-- START DATA SECTION --

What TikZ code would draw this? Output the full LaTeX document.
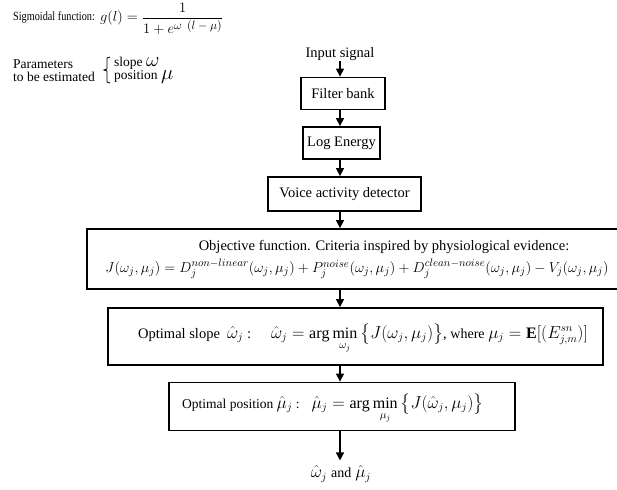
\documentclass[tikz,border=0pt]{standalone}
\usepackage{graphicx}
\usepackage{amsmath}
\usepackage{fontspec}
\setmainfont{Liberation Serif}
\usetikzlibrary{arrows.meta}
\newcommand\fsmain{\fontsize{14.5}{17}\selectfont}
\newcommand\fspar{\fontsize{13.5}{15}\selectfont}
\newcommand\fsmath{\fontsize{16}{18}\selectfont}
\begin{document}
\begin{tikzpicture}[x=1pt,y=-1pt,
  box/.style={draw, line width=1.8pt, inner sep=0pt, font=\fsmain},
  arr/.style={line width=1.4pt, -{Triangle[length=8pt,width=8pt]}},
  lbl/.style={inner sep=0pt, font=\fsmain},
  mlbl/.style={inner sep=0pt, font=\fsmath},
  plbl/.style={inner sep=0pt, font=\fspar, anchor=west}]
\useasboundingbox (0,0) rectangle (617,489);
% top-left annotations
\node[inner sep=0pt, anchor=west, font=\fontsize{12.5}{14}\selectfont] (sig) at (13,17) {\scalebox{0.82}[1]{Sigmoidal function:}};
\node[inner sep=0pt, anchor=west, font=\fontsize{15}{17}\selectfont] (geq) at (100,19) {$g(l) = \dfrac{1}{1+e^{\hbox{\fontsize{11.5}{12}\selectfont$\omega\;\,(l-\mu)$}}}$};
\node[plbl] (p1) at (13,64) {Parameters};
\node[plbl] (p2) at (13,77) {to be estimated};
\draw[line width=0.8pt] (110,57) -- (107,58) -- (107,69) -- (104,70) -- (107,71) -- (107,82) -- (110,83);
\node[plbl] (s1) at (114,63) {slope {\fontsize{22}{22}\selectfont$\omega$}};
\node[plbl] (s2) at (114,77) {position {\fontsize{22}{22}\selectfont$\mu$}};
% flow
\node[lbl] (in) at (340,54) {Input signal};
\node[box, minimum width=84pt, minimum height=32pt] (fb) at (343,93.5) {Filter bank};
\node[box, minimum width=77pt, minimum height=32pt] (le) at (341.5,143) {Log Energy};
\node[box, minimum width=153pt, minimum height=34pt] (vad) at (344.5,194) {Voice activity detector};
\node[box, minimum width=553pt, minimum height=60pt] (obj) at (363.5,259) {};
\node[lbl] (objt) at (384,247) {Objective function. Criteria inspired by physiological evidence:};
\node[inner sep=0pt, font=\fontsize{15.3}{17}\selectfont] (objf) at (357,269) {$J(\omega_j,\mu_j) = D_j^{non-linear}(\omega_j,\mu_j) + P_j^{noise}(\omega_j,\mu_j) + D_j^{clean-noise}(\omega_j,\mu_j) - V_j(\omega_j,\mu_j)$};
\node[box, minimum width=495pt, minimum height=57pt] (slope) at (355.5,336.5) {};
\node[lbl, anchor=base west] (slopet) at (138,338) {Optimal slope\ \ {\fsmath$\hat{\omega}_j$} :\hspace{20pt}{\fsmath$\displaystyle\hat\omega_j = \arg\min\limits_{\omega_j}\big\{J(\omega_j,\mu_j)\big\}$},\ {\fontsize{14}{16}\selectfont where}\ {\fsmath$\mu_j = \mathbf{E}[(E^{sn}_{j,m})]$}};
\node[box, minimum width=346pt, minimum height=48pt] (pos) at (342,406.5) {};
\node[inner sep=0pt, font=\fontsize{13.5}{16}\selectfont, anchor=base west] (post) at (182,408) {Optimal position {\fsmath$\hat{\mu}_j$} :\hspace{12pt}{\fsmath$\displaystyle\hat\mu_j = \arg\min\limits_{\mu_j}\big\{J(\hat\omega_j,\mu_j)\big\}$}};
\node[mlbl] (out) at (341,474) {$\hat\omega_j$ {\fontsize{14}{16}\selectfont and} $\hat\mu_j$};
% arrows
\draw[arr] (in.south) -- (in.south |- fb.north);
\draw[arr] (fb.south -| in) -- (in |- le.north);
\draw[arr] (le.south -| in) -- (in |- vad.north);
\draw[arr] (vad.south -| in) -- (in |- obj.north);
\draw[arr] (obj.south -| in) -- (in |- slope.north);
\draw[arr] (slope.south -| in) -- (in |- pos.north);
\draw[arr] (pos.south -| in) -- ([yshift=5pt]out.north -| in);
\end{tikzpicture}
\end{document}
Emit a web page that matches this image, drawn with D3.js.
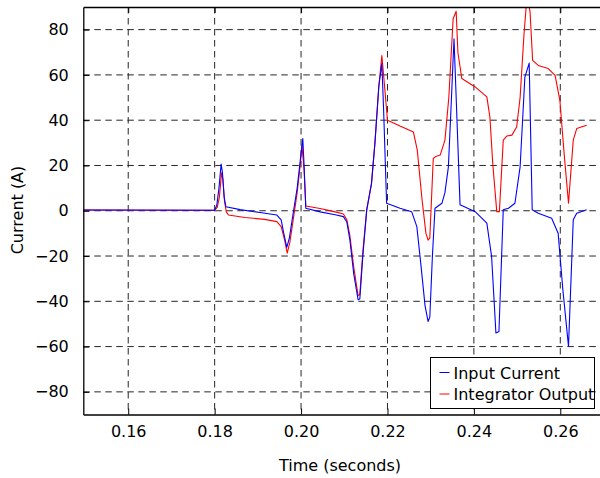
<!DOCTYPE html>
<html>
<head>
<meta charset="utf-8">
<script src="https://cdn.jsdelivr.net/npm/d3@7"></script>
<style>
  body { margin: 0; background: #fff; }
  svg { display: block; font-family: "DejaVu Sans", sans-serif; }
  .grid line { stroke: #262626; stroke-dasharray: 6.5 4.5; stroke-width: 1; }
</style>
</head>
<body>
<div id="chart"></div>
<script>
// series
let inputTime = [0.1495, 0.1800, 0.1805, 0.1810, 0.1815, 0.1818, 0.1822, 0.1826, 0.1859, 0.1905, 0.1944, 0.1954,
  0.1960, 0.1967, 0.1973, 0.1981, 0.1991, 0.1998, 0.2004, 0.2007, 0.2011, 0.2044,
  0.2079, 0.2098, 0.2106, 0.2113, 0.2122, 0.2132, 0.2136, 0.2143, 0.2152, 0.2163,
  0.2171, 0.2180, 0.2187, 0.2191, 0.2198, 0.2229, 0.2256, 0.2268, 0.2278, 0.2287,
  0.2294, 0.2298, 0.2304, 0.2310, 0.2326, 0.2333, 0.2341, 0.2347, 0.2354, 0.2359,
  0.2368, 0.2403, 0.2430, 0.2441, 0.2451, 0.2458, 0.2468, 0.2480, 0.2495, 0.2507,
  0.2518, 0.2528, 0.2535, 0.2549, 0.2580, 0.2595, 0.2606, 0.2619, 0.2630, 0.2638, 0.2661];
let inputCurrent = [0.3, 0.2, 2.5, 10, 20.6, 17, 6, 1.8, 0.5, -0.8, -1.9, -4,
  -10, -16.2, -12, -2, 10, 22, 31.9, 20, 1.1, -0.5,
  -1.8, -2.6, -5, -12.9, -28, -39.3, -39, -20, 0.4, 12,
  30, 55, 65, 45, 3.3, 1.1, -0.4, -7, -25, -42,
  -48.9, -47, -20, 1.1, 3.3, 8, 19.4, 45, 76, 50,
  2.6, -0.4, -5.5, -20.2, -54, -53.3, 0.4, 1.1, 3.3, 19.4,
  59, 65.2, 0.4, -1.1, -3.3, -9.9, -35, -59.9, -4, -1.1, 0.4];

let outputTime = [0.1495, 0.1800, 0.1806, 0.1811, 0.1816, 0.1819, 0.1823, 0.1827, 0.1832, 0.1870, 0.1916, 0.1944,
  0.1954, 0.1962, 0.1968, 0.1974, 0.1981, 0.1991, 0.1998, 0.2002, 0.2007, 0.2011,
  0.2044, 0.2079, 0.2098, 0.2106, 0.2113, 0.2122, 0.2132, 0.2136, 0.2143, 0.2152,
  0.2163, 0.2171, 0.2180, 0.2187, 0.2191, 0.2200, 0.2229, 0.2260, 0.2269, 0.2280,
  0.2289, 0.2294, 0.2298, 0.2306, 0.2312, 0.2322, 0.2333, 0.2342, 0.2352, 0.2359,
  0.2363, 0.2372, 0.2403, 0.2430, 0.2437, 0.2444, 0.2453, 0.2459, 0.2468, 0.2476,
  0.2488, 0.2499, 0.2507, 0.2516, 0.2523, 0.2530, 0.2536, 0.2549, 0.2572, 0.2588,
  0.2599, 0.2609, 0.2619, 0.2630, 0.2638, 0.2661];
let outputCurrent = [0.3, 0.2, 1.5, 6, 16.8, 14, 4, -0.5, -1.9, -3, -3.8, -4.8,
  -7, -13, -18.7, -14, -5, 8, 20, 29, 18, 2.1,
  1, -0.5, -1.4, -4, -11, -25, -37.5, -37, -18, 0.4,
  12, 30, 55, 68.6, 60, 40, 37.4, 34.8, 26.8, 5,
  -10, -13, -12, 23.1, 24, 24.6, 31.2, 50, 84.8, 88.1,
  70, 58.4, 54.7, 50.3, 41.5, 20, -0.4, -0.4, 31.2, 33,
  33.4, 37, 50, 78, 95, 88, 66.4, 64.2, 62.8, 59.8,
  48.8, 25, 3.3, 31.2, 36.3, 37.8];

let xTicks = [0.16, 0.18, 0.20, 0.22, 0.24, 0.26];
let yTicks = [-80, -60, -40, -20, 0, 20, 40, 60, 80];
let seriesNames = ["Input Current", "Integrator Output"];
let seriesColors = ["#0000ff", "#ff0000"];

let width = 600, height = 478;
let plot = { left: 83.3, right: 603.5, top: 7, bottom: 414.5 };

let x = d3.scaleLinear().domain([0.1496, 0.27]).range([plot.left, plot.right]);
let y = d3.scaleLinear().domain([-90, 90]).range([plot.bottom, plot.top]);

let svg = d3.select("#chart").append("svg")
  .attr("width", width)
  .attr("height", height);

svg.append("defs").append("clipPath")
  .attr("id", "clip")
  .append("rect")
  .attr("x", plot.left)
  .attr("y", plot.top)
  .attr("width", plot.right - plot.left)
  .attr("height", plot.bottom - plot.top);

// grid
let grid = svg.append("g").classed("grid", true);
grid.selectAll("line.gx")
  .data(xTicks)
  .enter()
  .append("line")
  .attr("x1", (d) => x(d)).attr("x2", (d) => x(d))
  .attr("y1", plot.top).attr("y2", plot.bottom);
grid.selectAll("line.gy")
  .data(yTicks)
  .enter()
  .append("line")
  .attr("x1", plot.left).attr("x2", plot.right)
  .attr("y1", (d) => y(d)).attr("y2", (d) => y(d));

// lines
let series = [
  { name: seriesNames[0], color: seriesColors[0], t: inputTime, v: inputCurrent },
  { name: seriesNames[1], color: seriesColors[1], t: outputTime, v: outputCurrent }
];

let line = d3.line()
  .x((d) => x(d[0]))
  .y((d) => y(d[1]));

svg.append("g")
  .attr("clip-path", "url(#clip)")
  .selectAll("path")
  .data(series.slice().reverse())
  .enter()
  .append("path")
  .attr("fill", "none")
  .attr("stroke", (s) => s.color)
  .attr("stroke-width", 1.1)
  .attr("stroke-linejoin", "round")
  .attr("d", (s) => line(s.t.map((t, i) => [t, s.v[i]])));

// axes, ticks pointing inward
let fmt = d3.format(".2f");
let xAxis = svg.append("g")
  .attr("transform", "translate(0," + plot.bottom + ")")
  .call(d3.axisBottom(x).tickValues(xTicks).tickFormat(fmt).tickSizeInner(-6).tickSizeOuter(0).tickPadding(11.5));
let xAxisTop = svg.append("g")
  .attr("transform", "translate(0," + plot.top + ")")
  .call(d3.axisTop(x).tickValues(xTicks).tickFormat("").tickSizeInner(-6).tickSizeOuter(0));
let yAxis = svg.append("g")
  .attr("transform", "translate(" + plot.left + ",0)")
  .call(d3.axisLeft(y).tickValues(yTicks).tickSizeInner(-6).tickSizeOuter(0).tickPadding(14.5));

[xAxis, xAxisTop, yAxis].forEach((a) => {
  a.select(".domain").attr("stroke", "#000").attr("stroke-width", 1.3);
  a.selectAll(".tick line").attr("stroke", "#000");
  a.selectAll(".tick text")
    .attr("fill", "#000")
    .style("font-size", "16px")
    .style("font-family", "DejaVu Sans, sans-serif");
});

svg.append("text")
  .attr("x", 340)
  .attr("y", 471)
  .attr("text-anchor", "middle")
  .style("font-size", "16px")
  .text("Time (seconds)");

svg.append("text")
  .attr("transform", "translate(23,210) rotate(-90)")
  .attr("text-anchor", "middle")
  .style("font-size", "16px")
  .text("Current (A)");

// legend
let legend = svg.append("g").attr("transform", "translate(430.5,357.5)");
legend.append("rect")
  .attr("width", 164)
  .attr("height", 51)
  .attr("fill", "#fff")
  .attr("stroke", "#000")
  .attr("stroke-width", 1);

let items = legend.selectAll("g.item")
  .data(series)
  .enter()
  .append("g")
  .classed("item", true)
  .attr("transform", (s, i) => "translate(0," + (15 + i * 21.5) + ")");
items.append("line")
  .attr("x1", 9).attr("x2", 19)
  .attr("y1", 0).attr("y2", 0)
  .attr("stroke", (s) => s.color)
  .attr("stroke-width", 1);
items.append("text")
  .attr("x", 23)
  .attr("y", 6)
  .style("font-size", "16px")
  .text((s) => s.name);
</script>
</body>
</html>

-- END DATA SECTION --

■ REQUEST
Show the lines of the data that hold the word "this".

■ TASK SOLUTION
What TikZ code would draw this? Output the full LaTeX document.
Emit a web page that matches this image, drawn with D3.js.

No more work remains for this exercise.